Actuellement, deux scénarios sont possibles : l'enlisement ou une accélération qui pour l'instant n'a pas lieu. La France s'est exprimée clairement : les négociations n'ont de sens que si elles sont un levier permettant à l'Europe de mettre en avant son projet politique.
Concernant la diplomatie des terroirs, la question posée est celle de l'accès aux marchés. Des progrès ont été faits avec le Vietnam, l'Afrique du Sud, Singapour, et nous avons l'espoir d'en réaliser également avec la Chine. L'agriculture française est une agriculture d'exportation, ouverte au monde. Il faut bien comprendre que la fermeture des frontières serait particulièrement néfaste pour elle.
Je souhaite enfin dire un mot sur l'Iran. Ma visite à Téhéran a été la première visite d'un ministre français chargé du commerce extérieur dans ce pays depuis douze ans. Il s'agissait d'une délégation de plus de 130 entreprises.
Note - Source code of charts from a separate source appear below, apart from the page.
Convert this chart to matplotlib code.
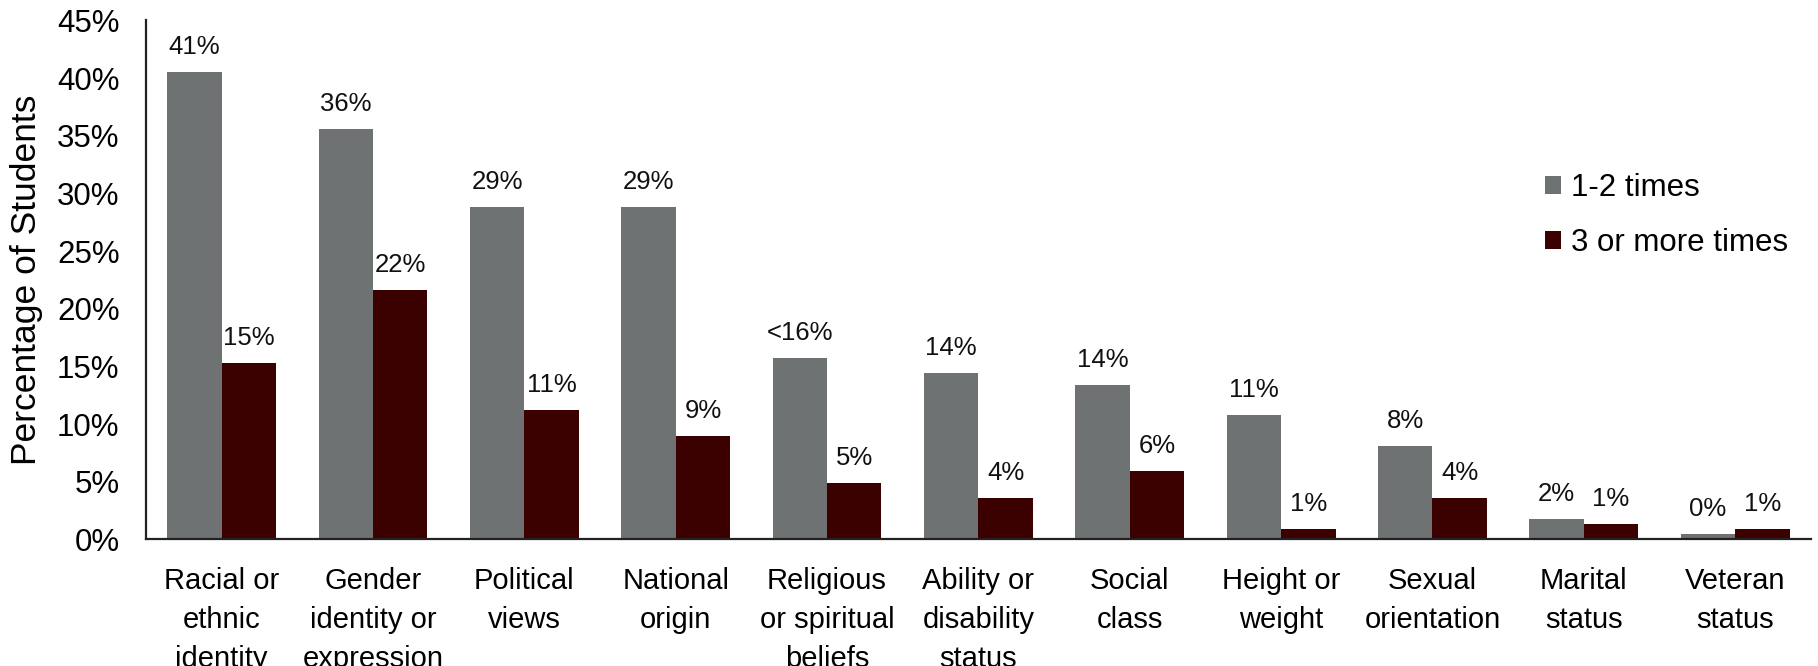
import matplotlib
matplotlib.use("Agg")
import matplotlib.pyplot as plt
import numpy as np

categories = ["Racial or\nethnic\nidentity", "Gender\nidentity or\nexpression", "Political\nviews",
              "National\norigin", "Religious\nor spiritual\nbeliefs", "Ability or\ndisability\nstatus",
              "Social\nclass", "Height or\nweight", "Sexual\norientation", "Marital\nstatus", "Veteran\nstatus"]
series_names = ["1-2 times", "3 or more times"]
values_12 = [40.5, 35.6, 28.8, 28.8, 15.7, 14.4, 13.4, 10.8, 8.1, 1.8, 0.45]
values_3p = [15.3, 21.6, 11.2, 9.0, 4.9, 3.6, 5.9, 0.9, 3.6, 1.3, 0.9]
labels_12 = ["41%", "36%", "29%", "29%", "<16%", "14%", "14%", "11%", "8%", "2%", "0%"]
labels_3p = ["15%", "22%", "11%", "9%", "5%", "4%", "6%", "1%", "4%", "1%", "1%"]
yticks = [0, 5, 10, 15, 20, 25, 30, 35, 40, 45]
ytick_labels = [f"{t}%" for t in yticks]

plt.rcParams['font.family'] = ['Liberation Sans', 'DejaVu Sans']

fig = plt.figure(figsize=(18.18, 6.66), dpi=100)
ax = fig.add_axes([0.0803, 0.190, 0.9157, 0.7794])

c_gray = "#6f7273"
c_red = "#3b0000"
w = 0.36
x = np.arange(len(categories))
b1 = ax.bar(x - w / 2, values_12, w, color=c_gray, label=series_names[0])
b2 = ax.bar(x + w / 2, values_3p, w, color=c_red, label=series_names[1])

for bars, labs in ((b1, labels_12), (b2, labels_3p)):
    for rect, lab in zip(bars, labs):
        ax.annotate(lab, (rect.get_x() + rect.get_width() / 2, rect.get_height()),
                    xytext=(0, 13), textcoords="offset points", ha="center", va="baseline",
                    fontsize=18.5, color="#111111")

ax.set_xlim(-0.5, 10.5)
ax.set_ylim(0, 45)
ax.set_yticks(yticks)
ax.set_yticklabels(ytick_labels, fontsize=22.5)
ax.set_xticks(x)
ax.set_xticklabels(categories, fontsize=21, linespacing=1.5)
ax.tick_params(axis="y", length=0, pad=19)
ax.tick_params(axis="x", length=0, pad=20)
for s in ("top", "right"):
    ax.spines[s].set_visible(False)
for s in ("left", "bottom"):
    ax.spines[s].set_linewidth(1.6)
    ax.spines[s].set_color("#222222")

ax.set_ylabel("Percentage of Students", fontsize=25.5)
ax.yaxis.set_label_coords(-0.062, 0.5)

ax.legend(loc="upper left", bbox_to_anchor=(1545 / 1818, 1 - 173 / 666), bbox_transform=fig.transFigure,
          frameon=False, fontsize=22.5, handlelength=0.5, handleheight=0.5, handletextpad=0.32,
          labelspacing=0.79, borderpad=0, borderaxespad=0)

fig.savefig("out.png", dpi=100)
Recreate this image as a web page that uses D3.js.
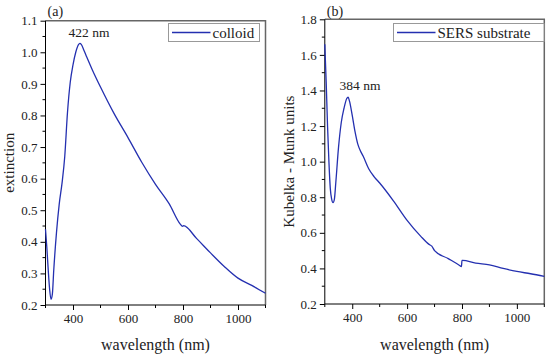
<!DOCTYPE html>
<html><head><meta charset="utf-8">
<script src="https://cdn.jsdelivr.net/npm/d3@7"></script>
<style>body{margin:0;background:#fff}svg{display:block}</style>
</head><body><svg id="c" width="550" height="358"></svg>
<script>
// Panel (a): colloid extinction
const colloidWavelength = [300,305,310,315,320,325,330,340,350,360,370,380,390,400,410,420,425,430,440,450,470,500,550,600,650,700,750,790,798,802,850,900,950,1000,1050,1100];
const colloidExtinction = [0.44,0.38,0.31,0.25,0.218,0.235,0.31,0.43,0.52,0.585,0.67,0.81,0.905,0.96,1.0,1.024,1.028,1.025,1.006,0.985,0.945,0.89,0.805,0.73,0.652,0.582,0.52,0.456,0.449,0.451,0.41,0.365,0.322,0.285,0.262,0.237];
// Panel (b): SERS substrate Kubelka-Munk
const sersWavelength = [300,305,310,315,320,325,330,335,340,350,360,370,380,385,390,400,410,420,430,440,460,480,500,550,600,650,680,690,700,750,790,798,800,802,850,900,950,1000,1050,1100];
const sersKM = [1.66,1.45,1.2,1.0,0.85,0.79,0.77,0.79,0.88,1.08,1.22,1.30,1.355,1.362,1.34,1.26,1.17,1.10,1.06,1.03,0.96,0.915,0.88,0.78,0.67,0.58,0.535,0.525,0.5,0.455,0.418,0.41,0.445,0.445,0.43,0.42,0.40,0.383,0.37,0.355];
const xTicks = [400,600,800,1000];
const yTicksA = [0.2,0.3,0.4,0.5,0.6,0.7,0.8,0.9,1.0,1.1];
const yTicksB = [0.2,0.4,0.6,0.8,1.0,1.2,1.4,1.6,1.8];

const FONT = "'Liberation Serif', 'DejaVu Serif', 'Noto Serif', serif";
const svg = d3.select("#c");
const lineColor = "#2430b0";

function txt(sel){ return sel.attr("font-family",FONT).attr("fill","#222"); }

function panel(o){
  const g = svg.append("g");
  const x = d3.scaleLinear().domain([300,1100]).range([o.x0,o.x1]);
  const y = d3.scaleLinear().domain(o.ydom).range([o.y1,o.y0]);
  g.append("path").attr("d",`M${o.x0},${o.y0}H${o.x1}V${o.y1}`).attr("fill","none").attr("stroke","#666").attr("stroke-width",1.5);
  const xminor = d3.range(300,1101,100).filter(v=>!xTicks.includes(v));
  g.selectAll(".xm").data(xminor).join("line").attr("x1",d=>x(d)).attr("x2",d=>x(d)).attr("y1",o.y1).attr("y2",o.y1+3).attr("stroke","#000");
  const yminor = d3.range(o.ydom[0]+o.ystep/2,o.ydom[1],o.ystep).map(v=>+v.toFixed(3));
  g.selectAll(".ym").data(yminor).join("line").attr("x1",o.x0-3).attr("x2",o.x0).attr("y1",d=>y(d)).attr("y2",d=>y(d)).attr("stroke","#000");
  const xa = g.append("g").attr("transform",`translate(0,${o.y1})`).call(d3.axisBottom(x).tickValues(xTicks).tickSize(5).tickPadding(4).tickFormat(d3.format("d")));
  const ya = g.append("g").attr("transform",`translate(${o.x0},0)`).call(d3.axisLeft(y).tickValues(o.yticks).tickSize(5).tickPadding(3).tickFormat(d3.format(".1f")));
  [xa,ya].forEach(a=>{a.attr("font-family",FONT).attr("font-size",13);a.selectAll("text").attr("fill","#222");a.select(".domain").attr("stroke","#000");a.selectAll(".tick line").attr("stroke","#000");});
  ya.select(".domain").attr("d",`M0,${o.y1}V${o.y0}`);
  xa.select(".domain").attr("d",`M${o.x0},0H${o.x1}`);
  const line = d3.line().x(d=>x(d[0])).y(d=>y(d[1])).curve(d3.curveMonotoneX);
  g.append("path").datum(o.wl.map((w,i)=>[w,o.v[i]])).attr("d",line).attr("fill","none").attr("stroke",lineColor).attr("stroke-width",1.3);
  txt(g.append("text")).attr("x",(o.x0+o.x1)/2).attr("y",350).attr("text-anchor","middle").attr("font-size",16).text("wavelength (nm)");
  txt(g.append("text")).attr("transform",`translate(${o.ylx},${(o.y0+o.y1)/2}) rotate(-90)`).attr("text-anchor","middle").attr("font-size",15).text(o.ylabel);
  txt(g.append("text")).attr("x",o.x0+2).attr("y",16).attr("font-size",14).text(o.tag);
  txt(g.append("text")).attr("x",o.peak[0]).attr("y",o.peak[1]).attr("text-anchor","middle").attr("font-size",13.5).text(o.peak[2]);
  g.append("rect").attr("x",o.leg[0]).attr("y",23.5).attr("width",o.leg[1]-o.leg[0]).attr("height",18).attr("fill","#fff").attr("stroke","#999").attr("stroke-width",1);
  g.append("line").attr("x1",o.leg[0]+3.5).attr("x2",o.leg[0]+42).attr("y1",32.5).attr("y2",32.5).attr("stroke",lineColor).attr("stroke-width",1.3);
  txt(g.append("text")).attr("x",o.leg[0]+44).attr("y",37.5).attr("font-size",15).text(o.legText);
}

panel({x0:45.5,x1:265.5,y0:20.7,y1:305,ydom:[0.2,1.1],ystep:0.1,yticks:yTicksA,wl:colloidWavelength,v:colloidExtinction,
  ylabel:"extinction",ylx:14,tag:"(a)",peak:[89,37,"422 nm"],leg:[168.5,259.5],legText:"colloid"});
panel({x0:324.8,x1:544.3,y0:19.3,y1:304,ydom:[0.2,1.8],ystep:0.2,yticks:yTicksB,wl:sersWavelength,v:sersKM,
  ylabel:"Kubelka - Munk units",ylx:294,tag:"(b)",peak:[360,90,"384 nm"],leg:[393.5,544],legText:"SERS substrate"});
</script></body></html>
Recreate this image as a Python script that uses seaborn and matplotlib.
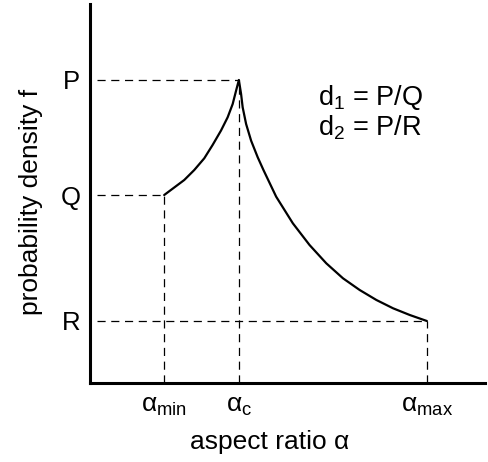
import matplotlib
matplotlib.use("Agg")
import matplotlib.pyplot as plt
import seaborn as sns
import numpy as np

# ---- data ----
rise_x = [1.878, 2.132, 2.386, 2.640, 2.893, 3.104, 3.317, 3.485, 3.612, 3.698, 3.769]
rise_y = [4.960, 5.158, 5.356, 5.620, 5.929, 6.280, 6.662, 7.011, 7.361, 7.712, 7.995]
fall_x = [3.769, 3.825, 3.865, 3.952, 4.079, 4.246, 4.391, 4.713, 5.135, 5.558,
          5.982, 6.404, 6.827, 7.251, 7.673, 8.096, 8.528]
fall_y = [7.995, 7.625, 7.274, 6.834, 6.393, 5.955, 5.620, 4.916, 4.214, 3.641,
          3.158, 2.763, 2.454, 2.190, 1.971, 1.794, 1.636]

level_names = ["P", "Q", "R"]
level_values = [7.995, 4.960, 1.636]
level_x = [3.769, 1.878, 8.528]          # x where each level meets the curve

alpha_names = [r"$\mathrm{\alpha_{min}}$", r"$\mathrm{\alpha_{c}}$", r"$\mathrm{\alpha_{max}}$"]
alpha_values = [1.878, 3.769, 8.528]
alpha_y = [4.960, 7.995, 1.636]          # y where each alpha meets the curve

note_lines = [r"$\mathrm{d_1}$ = P/Q", r"$\mathrm{d_2}$ = P/R"]

# ---- style ----
sns.set_theme(style="white")
plt.rcParams["font.family"] = ["Liberation Sans", "DejaVu Sans"]
plt.rcParams["mathtext.fontset"] = "custom"
plt.rcParams["mathtext.rm"] = "Liberation Sans"
plt.rcParams["mathtext.it"] = "Liberation Sans:italic"
plt.rcParams["mathtext.bf"] = "Liberation Sans:bold"
for k in ["text.color", "axes.labelcolor", "xtick.color", "ytick.color", "axes.edgecolor"]:
    plt.rcParams[k] = "black"

fig = plt.figure(figsize=(4.88, 4.62), dpi=100)
ax = fig.add_axes([90 / 488, 1 - 383 / 462, 395 / 488, 379 / 462])

# curve
sns.lineplot(x=rise_x + fall_x[1:], y=rise_y + fall_y[1:], ax=ax, color="black",
             lw=1.6, sort=False, estimator=None)

dash_kw = dict(color="black", lw=0.9, linestyle=(0, (6.5, 4.5)))
x_start = 0.18
for yv, xv in zip(level_values, level_x):
    ax.plot([x_start, xv], [yv, yv], **dash_kw)
for xv, yv in zip(alpha_values, alpha_y):
    ax.plot([xv, xv], [0, yv], **dash_kw)

ax.set_xlim(0, 10)
ax.set_ylim(0, 10)
ax.set_xticks(alpha_values)
ax.set_xticklabels(alpha_names, fontsize=19)
ax.set_yticks(level_values)
ax.set_yticklabels(level_names, fontsize=18.5)
ax.tick_params(axis="both", length=0)
ax.tick_params(axis="y", pad=7)
ax.tick_params(axis="x", pad=8)

for s in ["top", "right"]:
    ax.spines[s].set_visible(False)
for s in ["left", "bottom"]:
    ax.spines[s].set_linewidth(2.2)
    ax.spines[s].set_color("black")

ax.set_xlabel("aspect ratio α", fontsize=19)
ax.set_ylabel("probability density f", fontsize=19)
ax.xaxis.set_label_coords(0.456, -0.124)
ax.yaxis.set_label_coords(-0.12, 0.479)

ax.text(5.78, 7.34, note_lines[0], fontsize=19.5, ha="left", va="baseline")
ax.text(5.78, 6.52, note_lines[1], fontsize=19.5, ha="left", va="baseline")

fig.savefig("out.png", dpi=100, facecolor="white")
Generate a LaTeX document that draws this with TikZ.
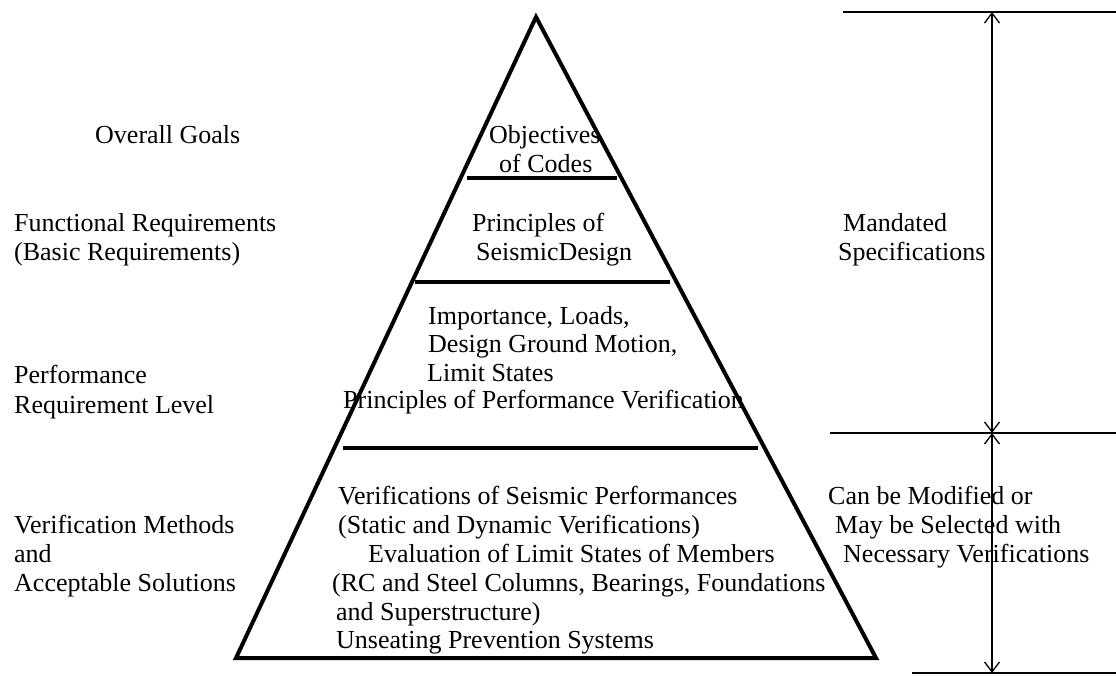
\documentclass[tikz,border=0pt]{standalone}
\usepackage{fontspec}
\setmainfont{Liberation Serif}
\usetikzlibrary{arrows.meta}
\begin{document}
\begin{tikzpicture}[x=1pt,y=-1pt,
  lbl/.style={anchor=base west,inner sep=0pt,font=\fontsize{26}{28}\selectfont},
  band/.style={line width=4pt},
  tri/.style={line width=4pt,line join=miter},
  dimline/.style={line width=1.3pt},
  dimarrow/.style={line width=1.3pt,{Straight Barb[length=10pt,width=15pt]}-{Straight Barb[length=10pt,width=15pt]}}]
\useasboundingbox (0,0) rectangle (1116,675);
% pyramid
\coordinate (apex) at (536,17);
\coordinate (bl) at (236,658);
\coordinate (brc) at (876,658);
\draw[tri] (apex) -- (bl) -- (brc) -- cycle;
% band lines
\coordinate (b1l) at (467,178); \coordinate (b1r) at (617,178);
\coordinate (b2l) at (415,282); \coordinate (b2r) at (670,282);
\coordinate (b3l) at (343,448); \coordinate (b3r) at (758,448);
\draw[band] (b1l) -- (b1r);
\draw[band] (b2l) -- (b2r);
\draw[band] (b3l) -- (b3r);
% left labels
\node[lbl] (og) at (95,143) {Overall Goals};
\node[lbl] (fr) at (14,231) {Functional Requirements};
\node[lbl] (bre) at (14,260) {(Basic Requirements)};
\node[lbl] (prf) at (14,383) {Performance};
\node[lbl] (rl) at (14,413) {Requirement Level};
\node[lbl] (vm) at (14,533) {Verification Methods};
\node[lbl] (andl) at (14,562) {and};
\node[lbl] (as) at (14,591) {Acceptable Solutions};
% pyramid texts
\node[lbl] (obj) at (489,143) {Objectives};
\node[lbl] (oc) at (499,172) {of Codes};
\node[lbl] (pof) at (472,231) {Principles of};
\node[lbl] (sd) at (476,260) {SeismicDesign};
\node[lbl] (imp) at (428,324) {Importance, Loads,};
\node[lbl] (dgm) at (428,352) {Design Ground Motion,};
\node[lbl] (ls) at (427,381) {Limit States};
\node[lbl] (ppv) at (343,408) {Principles of Performance Verification};
\node[lbl] (vsp) at (338,504) {Verifications of Seismic Performances};
\node[lbl] (sdv) at (338,533) {(Static and Dynamic Verifications)};
\node[lbl] (elm) at (368,562) {Evaluation of Limit States of Members};
\node[lbl] (rc) at (332,591) {(RC and Steel Columns, Bearings, Foundations};
\node[lbl] (sup) at (336,620) {and Superstructure)};
\node[lbl] (usp) at (336,648) {Unseating Prevention Systems};
% right labels
\node[lbl] (man) at (843,231) {Mandated};
\node[lbl] (spec) at (838,260) {Specifications};
\node[lbl] (cbm) at (828,504) {Can be Modified or};
\node[lbl] (mbs) at (835,533) {May be Selected with};
\node[lbl] (nv) at (843,562) {Necessary Verifications};
% dimension lines
\coordinate (ht1) at (843,12); \coordinate (ht2) at (1116,12);
\coordinate (hm1) at (830,433); \coordinate (hm2) at (1116,433);
\coordinate (hb1) at (912,673); \coordinate (hb2) at (1116,673);
\draw[dimline] (ht1) -- (ht2);
\draw[dimline] (hm1) -- (hm2);
\draw[dimline] (hb1) -- (hb2);
\coordinate (dt) at (992,12);
\coordinate (dm) at (992,433);
\coordinate (db) at (992,673);
\draw[dimarrow] (dt) -- (dm);
\draw[dimarrow] (dm) -- (db);
\end{tikzpicture}
\end{document}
Nous avons eu de très bons échanges, toujours en présence des entreprises. Tous les secteurs ont été représentés.
Nous avons fait établir un tableau de la levée des sanctions. Celles-ci se répartissent en trois catégories :
– les sanctions de l'ONU ;
– celles de l'Union européenne ;
– enfin, les sanctions américaines avec effet extraterritorial.
Des échanges ont lieu avec les États-Unis afin d'obtenir des clarifications sur ce dernier point.